I incurred an internal and external anal sphincter fissure during labour. It is hard to say for sure but I think there were a variety of factors; baby was 9 pounds 2, the placenta was on the 90th centile, I had an epidural, it was my first birth, from 4 centimetres dilated to baby being delivered was about 12 hours with about 2 hours pushing (is this long or short??!), I was two weeks over due (although the dating scan never made sense with when I thought I conceived while charting my ovulation), my waters were broken artificially (again not sure whether this would have contributed).
I was in pain after birth but it took about 6 months to get a clear diagnosis of a fissure.
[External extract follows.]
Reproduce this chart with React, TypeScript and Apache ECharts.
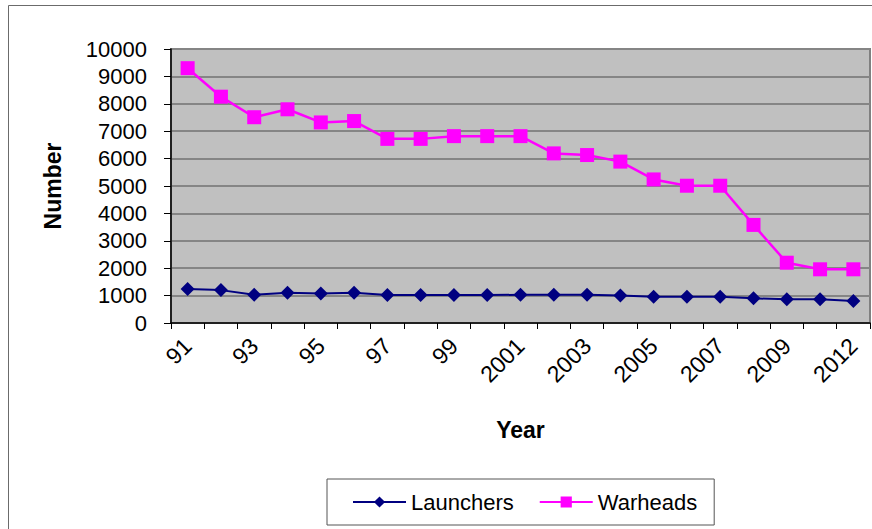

I went through various treatment options. The last, and I hope the final, was a fissurectomy and anal flap when my son was 15 months old.
My question is, what can I do to prevent a fissure next time? Would you recommend a c-section or are the risk far greater than the fissurectomy I eventually had to have?
Anal Fissures are more common in pregnancy , particularly in the last three months. The main cause is constipation rather than a difficult or long labour. It is not particularly associated with vaginal birth and not an indication for a C section next time.
Although there is a slight chance of recurrence, the best advice is to try and avoid hard stools that can tear the rectal mucosa. So lots of fibre ,bran, vegetables fruit fluids and all the usual advice is the best way forward.
4cms to fully in 12 hours is a little slow but not unusual in a first labour. Same comments for the two hour second stage. Next time you can expect a quicker and easier birth. Average 6 hours max and no more than 30 minutes pushing.
The above advice is from the Doctor, I would however like to add that I had awful constipation and found that my diet and water consumption made no difference. The only thing that helped was Fybogel, which is a natural plant extract that helps with constipation. You can get this free of charge from your chemist if you get a prescription from your GP.